To be fair, Lahaye and Jenkins never suggest that this state of grace, immunity from sin, is possible now. In fact they never say outright that it happens to the believers in the end times. They mostly avoid the subject of sin committed by believers. There are a few minor conflicts among them, and heroic asshole Rayford Steele has a period in one of the middle books of being more of an asshole than usual. But for the most part none of the believers ever commit misdeeds (at least, nothing that the authors apparently see as misdeeds).
And while I'm on the subject of the mark of God, I have to say that a really ugly thought occurred to me while I was reading this final book. Much of what they accuse the Antichrist is also true of God, at least as they portray Him. The Antichrist puts a mark on the forehead of everyone in the world who is loyal to him; so does God. The Antichrist kills those who refuse his mark; so does God. The Antichrist tricks the condemned into thinking they can save themselves by taking the mark, then executes them anyway; Jesus forces the unbelievers to worship Him, then casts them into eternal fire anyway. Perhaps if I were Christian I wouldn't see it this way. But from where I'm standing, the Antichrist of Left Behind doesn't seem so bad compared to the God of Left Behind. At least the Antichrist couldn't get inside your head; you could feign loyalty but still have the freedom of your thoughts. In Christ's thousand year reign, even that is taken away.

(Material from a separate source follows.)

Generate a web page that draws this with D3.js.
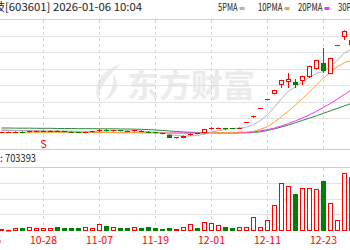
<!DOCTYPE html>
<html>
<head>
<meta charset="utf-8">
<script src="https://cdn.jsdelivr.net/npm/d3@7"></script>
<style>
body{margin:0;background:#fff;overflow:hidden;}
svg{display:block;}
text{font-family:"Noto Sans CJK SC","Noto Sans",sans-serif;}
</style>
</head>
<body>
<script>
//daily candles, index 0 = 10-20
var opens  = [5.18,5.19,5.20,5.25,5.21,5.24,5.25,5.26,5.31,5.27,5.24,5.21,5.18,5.21,5.26,5.36,5.28,5.33,5.30,5.27,
              5.31,5.25,5.20,5.16,5.06,4.86,4.88,5.02,5.14,5.14,5.42,5.42,5.47,5.44,5.44,5.83,6.14,6.66,7.22,7.52,
              8.07,8.25,8.27,8.31,8.55,9.04,9.40,8.74,10.49,10.99,10.49];
var highs  = [5.24,5.25,5.27,5.27,5.30,5.31,5.32,5.33,5.33,5.29,5.26,5.23,5.25,5.29,5.40,5.40,5.36,5.35,5.32,5.36,
              5.33,5.27,5.22,5.18,5.08,4.92,5.02,5.15,5.16,5.42,5.52,5.50,5.48,5.47,5.50,5.83,6.21,6.66,7.22,7.78,
              8.38,8.80,8.43,8.63,9.24,9.60,10.31,9.72,10.49,11.37,10.90];
var lows   = [5.16,5.17,5.18,5.19,5.19,5.22,5.23,5.24,5.24,5.21,5.18,5.16,5.16,5.19,5.24,5.27,5.26,5.27,5.25,5.25,
              5.23,5.18,5.14,5.09,4.86,4.83,4.86,5.00,5.08,5.12,5.38,5.40,5.35,5.40,5.42,5.83,6.08,6.66,7.22,7.50,
              7.89,7.89,7.89,8.07,8.50,9.00,8.80,8.72,10.49,10.79,10.45];
var closes = [5.22,5.23,5.24,5.21,5.27,5.28,5.29,5.30,5.26,5.23,5.20,5.18,5.22,5.26,5.36,5.29,5.33,5.29,5.27,5.33,
              5.25,5.20,5.16,5.11,4.88,4.90,5.00,5.12,5.10,5.40,5.46,5.49,5.44,5.42,5.48,5.83,6.20,6.66,7.22,7.77,
              8.37,8.43,8.07,8.61,9.22,9.58,8.92,9.70,10.49,11.35,10.79];
var volumes = [50000,30000,68000,68000,94000,68000,68000,68000,94000,68000,68000,68000,94000,68000,178000,135000,94000,68000,68000,109000,
               68000,94000,68000,51000,68000,51000,102000,178000,68000,221000,211000,152000,94000,68000,109000,94000,363000,94000,272000,660000,
               1212000,1143000,932000,1085000,1085000,1059000,1270000,719000,279000,1466000,1372000];

//moving averages as drawn
var ma5  = [5.34,5.33,5.32,5.31,5.30,5.30,5.29,5.29,5.30,5.29,5.28,5.27,5.26,5.26,5.28,5.30,5.31,5.31,5.30,5.30,
            5.28,5.25,5.21,5.16,5.08,5.02,4.98,4.99,5.02,5.10,5.22,5.31,5.38,5.44,5.46,5.53,5.67,5.92,6.28,6.74,
            7.24,7.69,7.97,8.25,8.54,8.78,8.88,9.21,9.58,10.01,10.25];
var ma10 = [5.20,5.20,5.19,5.19,5.19,5.19,5.19,5.20,5.20,5.20,5.20,5.20,5.20,5.19,5.19,5.20,5.20,5.20,5.20,5.20,
            5.19,5.19,5.18,5.17,5.16,5.15,5.14,5.14,5.15,5.16,5.18,5.19,5.20,5.21,5.22,5.23,5.27,5.40,5.55,5.83,
            6.15,6.50,6.86,7.25,7.65,8.08,8.49,8.84,9.18,9.42,9.58];
var ma20 = [5.34,5.33,5.32,5.31,5.30,5.29,5.28,5.27,5.26,5.25,5.24,5.23,5.22,5.21,5.20,5.20,5.19,5.19,5.19,5.19,
            5.18,5.18,5.18,5.18,5.17,5.17,5.17,5.17,5.17,5.17,5.17,5.17,5.17,5.18,5.19,5.20,5.23,5.30,5.37,5.47,
            5.60,5.74,5.90,6.08,6.27,6.48,6.72,6.96,7.22,7.50,7.80];
var ma30 = [5.47,5.47,5.46,5.46,5.46,5.45,5.45,5.45,5.44,5.44,5.44,5.43,5.43,5.43,5.42,5.42,5.42,5.41,5.41,5.40,
            5.39,5.37,5.35,5.32,5.29,5.26,5.23,5.21,5.20,5.19,5.19,5.18,5.18,5.17,5.17,5.18,5.20,5.24,5.32,5.42,
            5.53,5.65,5.79,5.93,6.07,6.21,6.36,6.51,6.66,6.81,6.96];

var tickIdx    = [-2, 6, 14, 22, 30, 38, 46];
var tickLabels = ["10-16","10-28","11-07","11-19","12-01","12-11","12-23"];
var priceGrid  = [6, 7, 8, 9, 10, 11];
var volGrid    = [400000, 800000, 1200000];
var maNames    = ["5PMA","10PMA","20PMA","30PMA"];
var maColors   = ["#b4b4b4","#f7a533","#ff2bff","#2b8a3e"];

window.onload = drawChart();

function drawChart(){
    var width = 350, height = 250;
    var red = "#ff0000", green = "#008000";

    var svg = d3.select("body").append("svg")
        .attr("width", width)
        .attr("height", height);

    //scales
    var x = d3.scaleLinear().domain([0, 1]).range([1.5, 8.5]);
    var y = d3.scaleLinear().domain([4.2, 12]).range([149, 20]);
    var yv = d3.scaleLinear().domain([0, 1600000]).range([231, 168]);
    var px = function(v){ return Math.round(v) - 0.5; };

    //watermark
    var wm = svg.append("g").attr("fill", "#ebebeb");
    wm.append("path")
        .attr("d", "M121,64 C104,69 92,82 98,101 C99,88 106,78 121,64 Z M113,74 C121,84 117,95 104,101 C112,93 114,84 113,74 Z");
    wm.append("text")
        .attr("x", 127).attr("y", 97)
        .attr("font-size", 32).attr("font-weight", "bold")
        .text("东方财富");

    //frame lines
    svg.append("line").attr("x1", 0).attr("x2", width).attr("y1", 19.5).attr("y2", 19.5).attr("stroke", "#cfcfcf");
    svg.append("line").attr("x1", 0).attr("x2", width).attr("y1", 149.5).attr("y2", 149.5).attr("stroke", "#cfcfcf");
    svg.append("line").attr("x1", 0).attr("x2", width).attr("y1", 167.5).attr("y2", 167.5).attr("stroke", "#cfcfcf");

    //horizontal grid
    svg.selectAll(".pgrid").data(priceGrid).enter().append("line")
        .attr("class", "pgrid")
        .attr("x1", 0).attr("x2", width)
        .attr("y1", function(d){ return px(y(d)); })
        .attr("y2", function(d){ return px(y(d)); })
        .attr("stroke", "#e2e2e2");
    svg.selectAll(".vgrid").data(volGrid).enter().append("line")
        .attr("class", "vgrid")
        .attr("x1", 0).attr("x2", width)
        .attr("y1", function(d){ return px(yv(d)); })
        .attr("y2", function(d){ return px(yv(d)); })
        .attr("stroke", "#e2e2e2");

    //dashed date lines in both panes
    [[20, 149], [168, 231]].forEach(function(r){
        svg.selectAll(null).data(tickIdx).enter().append("line")
            .attr("x1", function(d){ return x(d); })
            .attr("x2", function(d){ return x(d); })
            .attr("y1", r[0]).attr("y2", r[1])
            .attr("stroke", "#d4d4d4")
            .attr("stroke-dasharray", "3,3");
    });

    //moving average lines
    var line = d3.line()
        .x(function(d, i){ return x(i); })
        .y(function(d){ return y(d); });
    [ma30, ma20, ma10, ma5].forEach(function(s, k){
        svg.append("path")
            .datum(s)
            .attr("d", line)
            .attr("fill", "none")
            .attr("stroke", maColors[3 - k])
            .attr("stroke-width", 1);
    });

    //candles
    var candles = svg.append("g").attr("class", "candles");
    closes.forEach(function(c, i){
        var o = opens[i], up = c >= o, col = up ? red : green, cx = x(i);
        candles.append("line")
            .attr("x1", cx).attr("x2", cx)
            .attr("y1", y(highs[i])).attr("y2", y(lows[i]))
            .attr("stroke", col);
        var top = Math.round(y(Math.max(o, c))), bot = Math.round(y(Math.min(o, c)));
        if (bot - top < 2){
            candles.append("line")
                .attr("x1", cx - 2.5).attr("x2", cx + 2.5)
                .attr("y1", top + 0.5).attr("y2", top + 0.5)
                .attr("stroke", col);
        } else if (up){
            candles.append("rect")
                .attr("x", cx - 2).attr("y", top + 0.5)
                .attr("width", 4).attr("height", bot - top - 1)
                .attr("fill", "#fff").attr("stroke", red);
        } else {
            candles.append("rect")
                .attr("x", cx - 2.5).attr("y", top)
                .attr("width", 5).attr("height", bot - top)
                .attr("fill", green);
        }
    });

    //volume bars
    var bars = svg.append("g").attr("class", "volume");
    volumes.forEach(function(v, i){
        var up = closes[i] >= opens[i], cx = x(i), top = Math.round(yv(v));
        if (up){
            bars.append("rect")
                .attr("x", cx - 2).attr("y", top + 0.5)
                .attr("width", 4).attr("height", Math.max(231 - top - 1, 0.5))
                .attr("fill", "#fff").attr("stroke", red);
        } else {
            bars.append("rect")
                .attr("x", cx - 2.5).attr("y", top)
                .attr("width", 5).attr("height", 231 - top)
                .attr("fill", green);
        }
    });

    //signal mark
    svg.append("text")
        .attr("x", x(6)).attr("y", 148)
        .attr("text-anchor", "middle")
        .attr("font-size", 11)
        .attr("fill", red)
        .text("S");

    //date labels
    svg.selectAll(".date").data(tickIdx).enter().append("text")
        .attr("class", "date")
        .attr("x", function(d){ return x(d); })
        .attr("y", 244)
        .attr("text-anchor", "middle")
        .attr("font-size", 10.5)
        .attr("fill", red)
        .text(function(d, i){ return tickLabels[i]; });

    //header
    svg.append("text").attr("x", 5).attr("y", 11).attr("text-anchor", "end")
        .attr("font-size", 11).attr("fill", "#222").text("再升科技");
    svg.append("text").attr("x", 5).attr("y", 11)
        .attr("font-size", 11).attr("fill", "#222")
        .attr("textLength", 137).attr("lengthAdjust", "spacingAndGlyphs")
        .text("[603601] 2026-01-06 10:04");

    //legend, one slot every 40px
    maNames.forEach(function(n, k){
        var lx = 218 + k * 40;
        var tw = n.length * 4.9;
        svg.append("text").attr("x", lx).attr("y", 11)
            .attr("font-size", 10.5).attr("fill", "#222")
            .attr("textLength", tw).attr("lengthAdjust", "spacingAndGlyphs")
            .text(n);
        svg.append("rect").attr("x", lx + tw + 2).attr("y", 7)
            .attr("width", 5).attr("height", 3)
            .attr("fill", maColors[k]);
    });

    //volume label
    svg.append("text").attr("x", 3).attr("y", 162).attr("text-anchor", "end")
        .attr("font-size", 10.5).attr("fill", "#222").text("成交量:");
    svg.append("text").attr("x", 5).attr("y", 162)
        .attr("font-size", 10.5).attr("fill", "#222")
        .attr("textLength", 31).attr("lengthAdjust", "spacingAndGlyphs")
        .text("703393");
}
</script>
</body>
</html>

The quote above, that bit of hand-waving around judgement by deeds, is followed up by this:
"But what about the goats [unbelievers] in the coming judgement? Where do they go? And will they also be judged again at the great white throne a thousand years from now?"
"Yes. For now they will be sent to hades, apparently a compartment of hell, where they will suffer until that final judgment, and then they will be cast into the lake of fire."
"Yes, it is. Very. And yet I believe all these judgements will demonstrate to the whole world God's justice and righteousness and will finally silence all who have scoffed."
That last sentence, I believe, is the thesis of the series. All of you who scoff at us Evangelicals, you are so going to get it. They haven't convinced me of God's justice and righteousness, but they sure got the last part. Throwing everyone who doesn't see things exactly your way into eternal fire ought to silence them, all right.